Slipped Disc editorial: Why Christoph Eschenbach attracts controversymain
From his earliest steps in music, the German pianist and conductor was drawn to the centre of power. A protege of Herbert von Karajan, he was befriended by the German chancellor Helmut Schmidt and recorded with him (and Justus Frantz) the Mozart triple piano concerto on EMI.
His first post as music director was in ultra-rich Zurich (1982-86). His second was in oil-well Houston (1988-1999), where he built a loyal following among musicians and audiences.
A capable, at times inspirational, conductor, his hallmarks were designer-cut coats, a lifestyle to match, and an entourage of soloist friends who seldom matched his musical calibre. In Houston, these attributes passed unnoticed.
It was only when Eschenbach was announced in 2003 as music director in Philadelphia that they drew critical attention. Although musicians were represented on the search committee, he had not conducted the orchestra for four years and his previous engagements had been unsatisfactory. The atmosphere did not improve over time; when Eschenbach’s contract was renewed, the musicians were reported to be 80 percent against him. There was a similar response at the Orchestre de Paris, which declined during his tenure (2000-2010).

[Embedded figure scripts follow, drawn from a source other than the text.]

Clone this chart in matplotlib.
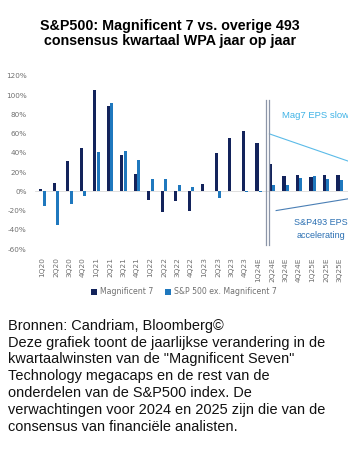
import matplotlib
matplotlib.use("Agg")
import matplotlib.pyplot as plt
import numpy as np

categories = ["1Q20", "2Q20", "3Q20", "4Q20", "1Q21", "2Q21", "3Q21", "4Q21",
              "1Q22", "2Q22", "3Q22", "4Q22", "1Q23", "2Q23", "3Q23", "4Q23",
              "1Q24E", "2Q24E", "3Q24E", "4Q24E", "1Q25E", "2Q25E", "3Q25E"]
mag7 = [2.4, 8.7, 31.5, 44.6, 105.5, 89, 38, 17.6,
        -9.3, -21.8, -10, -20, 8, 40, 55.7, 63,
        50.5, 28, 16, 16.6, 15.2, 17, 17.3]
sp493 = [-14.9, -35, -13, -5, 41, 92, 42, 33,
         12.8, 12.8, 6.8, 4, 0.8, -7, 0.5, -0.8,
         -0.8, 7, 7, 13.8, 15.6, 13, 11.8]
yticks = [-60, -40, -20, 0, 20, 40, 60, 80, 100, 120]

title = "S&P500: Magnificent 7 vs. overige 493\nconsensus kwartaal WPA jaar op jaar"
body = ["Bronnen: Candriam, Bloomberg©",
        "Deze grafiek toont de jaarlijkse verandering in de",
        "kwartaalwinsten van de \"Magnificent Seven\"",
        "Technology megacaps en de rest van de",
        "onderdelen van de S&P500 index. De",
        "verwachtingen voor 2024 en 2025 zijn die van de",
        "consensus van financiële analisten."]

dark = "#13235b"
light = "#1f78be"
grey = "#707070"

W, H = 357, 450
fig = plt.figure(figsize=(W/100, H/100), dpi=100)
ax = fig.add_axes([35/W, 1-249/H, (348-35)/W, (249-76)/H])

x = np.arange(len(categories))
bw = 0.23
ax.bar(x - 0.12, mag7, width=bw, color=dark, label="Magnificent 7", zorder=3)
ax.bar(x + 0.13, sp493, width=bw, color=light, label="S&P 500 ex. Magnificent 7", zorder=3)
ax.axhline(0, color="#d9d9d9", lw=0.6, zorder=1)

ax.set_xlim(-0.55, 22.62)
ax.set_ylim(-60, 120)
ax.set_yticks(yticks)
ax.set_yticklabels([f"{v}%" for v in yticks], fontsize=5.2, color=grey)
ax.set_xticks(x)
ax.set_xticklabels(categories, rotation=90, fontsize=5.3, color=grey)
ax.tick_params(length=0, pad=6)
ax.tick_params(axis="y", pad=6)
for s in ax.spines.values():
    s.set_visible(False)

# separator
for xv in (16.53, 16.74):
    ax.plot([xv, xv], [-56, 95], color="#8c96a8", lw=0.9, zorder=4)

# annotations
ax.plot([16.8, 22.62], [59.8, 31.5], color="#5bbbe8", lw=0.8, clip_on=True)
ax.plot([17.3, 22.62], [-20, -7.8], color="#4a7fb5", lw=0.8, clip_on=True)
ax.text(17.75, 79, "Mag7 EPS slowing", color="#3fb3e6", fontsize=6.8,
        family="Liberation Sans", va="center", ha="left", clip_on=True)
ax.text(18.6, -32, "S&P493 EPS growth", color="#2a6fb2", fontsize=6.5,
        family="Liberation Sans", va="center", ha="left", clip_on=True)
ax.text(18.8, -46, "accelerating", color="#2a6fb2", fontsize=6.5,
        family="Liberation Sans", va="center", ha="left", clip_on=True)

leg = fig.legend(loc="center", bbox_to_anchor=(184/W, 1-292/H), ncol=2, frameon=False,
                 fontsize=5.6, handlelength=0.7, handleheight=0.7, handletextpad=0.4,
                 columnspacing=1.6)
for t in leg.get_texts():
    t.set_color(grey)

fig.text(170/W, 1-33.5/H, title, ha="center", va="center", fontsize=10.3,
         fontweight="bold", family="Liberation Sans", linespacing=1.12)

# body text: size chosen so that the widest line spans the measured width
renderer = fig.canvas.get_renderer()
probe = fig.text(0, 0, body[1], fontsize=10, family="Liberation Sans")
wpx = probe.get_window_extent(renderer).width
probe.remove()
body_size = 10 * 317.0 / wpx

y0 = 325.7
for i, line in enumerate(body):
    fig.text(8/W, 1-(y0 + i*16.9)/H, line, ha="left", va="center", fontsize=body_size,
             family="Liberation Sans", color="#111111")

fig.savefig("out.png", dpi=100)
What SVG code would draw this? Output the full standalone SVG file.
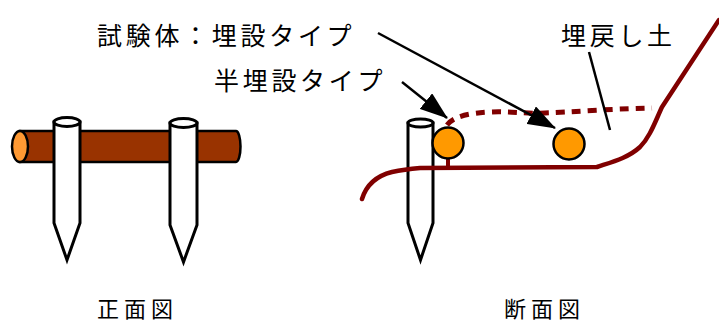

In 2008, he transferred to the National Symphony Orchestra in Washington after a brilliantly orchestrated whisper campaign by his agent to suggest that he was in line for the New York Philharmonic. He fee was far above expectations and the results have been inconsistent, a mixture of the memorable and the capricious. Ever personable, Eschenbach made himself agreeable to DC society and to a section of the musicians.
But his mind was often elsewhere and he ate too many cherries off the cake. Last summer he stepping in for the first of three Mozart operas in Salzburg in the middle of an orchestra tour. He earned a hostile response and was accused of wrecking the festival’s centrepiece. His Magic Flute in Vienna was dismissed as flabby.
His renewal in Washington this week was another inside job where friendship and connections took precedence over the needs of the orchestra and the city. His programming next season, from which American music is absent, is insensitive. No other candidate was considered by a lame-duck management. There is only one winner in Washington these days and it is not the music.